The Psalms are our greatest school for this. David was a man who had seen real grief, real failure, real danger, and yet over and over again he began his prayers not with complaint but with contemplation of who God is. “O Lord, our Lord, how majestic is your name in all the earth!” he wrote, and you can feel the breath behind it, the standing-back and looking, the honest, uncomplicated amazement of a man who has been ruined and restored by the same God he is now addressing.

Great is the Lord and most worthy of praise; his greatness no one can fathom.

— Psalm 145:3

Revelation shows us where this all leads. The elders cast their crowns before the throne. The living creatures cry out day and night without stopping, never exhausted by the repetition because the reality they are responding to never diminishes. And the whole vast company of heaven that John glimpses is not performing worship. They are overwhelmed by it. They are caught in it the way you are caught in a storm, except that this storm has a face, and the face is merciful, and the mercy is everlasting.

The Name Above All Names

All of this adoration reaches its fullness in the name of Jesus. Paul writes that God gave him the name that is above every name, that at that name every knee will bow and every tongue confess. This is not poetic exaggeration. It is the description of the final destination of history. The arc of everything bends toward that name. And so when we pray “hallowed be thy name,” we are praying, among other things, that the world would come to know what we have been given the grace to know: that Jesus is Lord, that he is the image of the invisible God, that to have seen him is to have seen the Father.

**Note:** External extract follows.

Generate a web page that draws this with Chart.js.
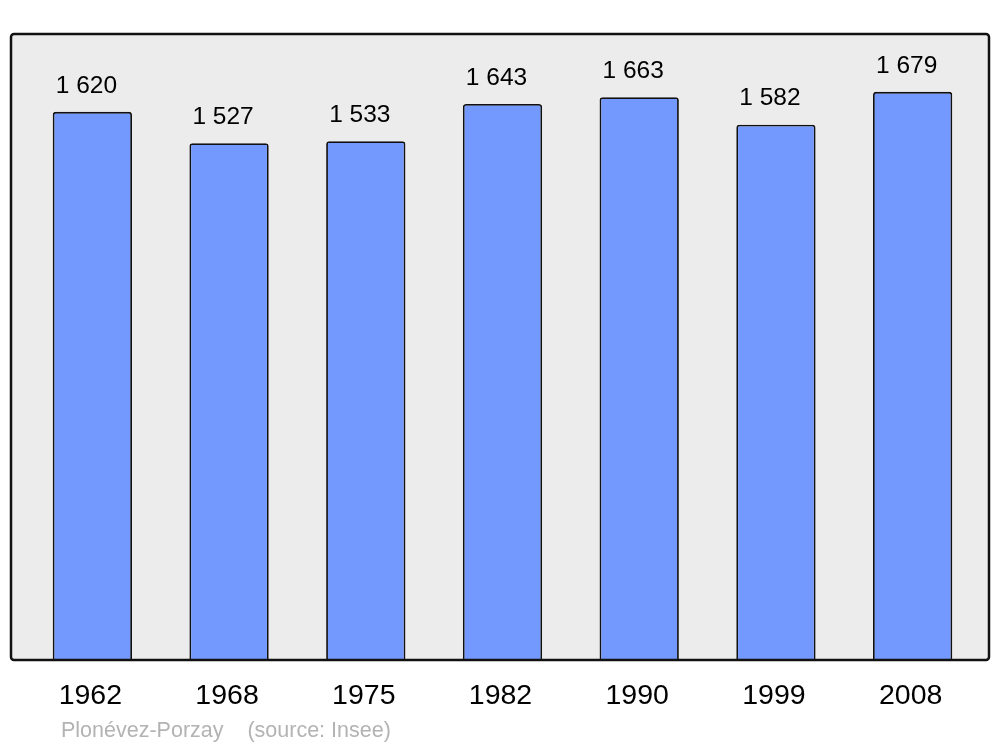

There is a particular tenderness in the fact that Jesus invites us to call God Father while simultaneously asking us to approach with awe. These are not contradictory. A good father is both intimate and majestic. He holds you and he also calls you to something beyond yourself. He loves you completely and he also refuses to let you remain small. God as Father does not diminish God’s greatness. It redoubles it, because it means that this infinite, holy, uncreated God who spoke light into being has chosen, in love, to be yours.

Hallowed be his name, then. Not as a rote phrase we pass through on our way to the real business of prayer, but as the place where prayer begins and, in some sense, never fully leaves. Let it be the atmosphere in which every petition is breathed. Let it be the lens through which every answer is received. Let it be the thing that orients us when everything else feels uncertain. His name is holy. His name is good. His name is enough.

A PRAYER OF ADORATION

Father in heaven, your name is holy and there is none like you. Before I ask for anything, before I speak of my need or my gratitude or my confusion, I come simply to behold you. You are great beyond all measuring. You are good beyond all imagining. You are near beyond all deserving. Let your name be hallowed in my heart today, and let everything I am and everything I do rise from that holy ground. Amen.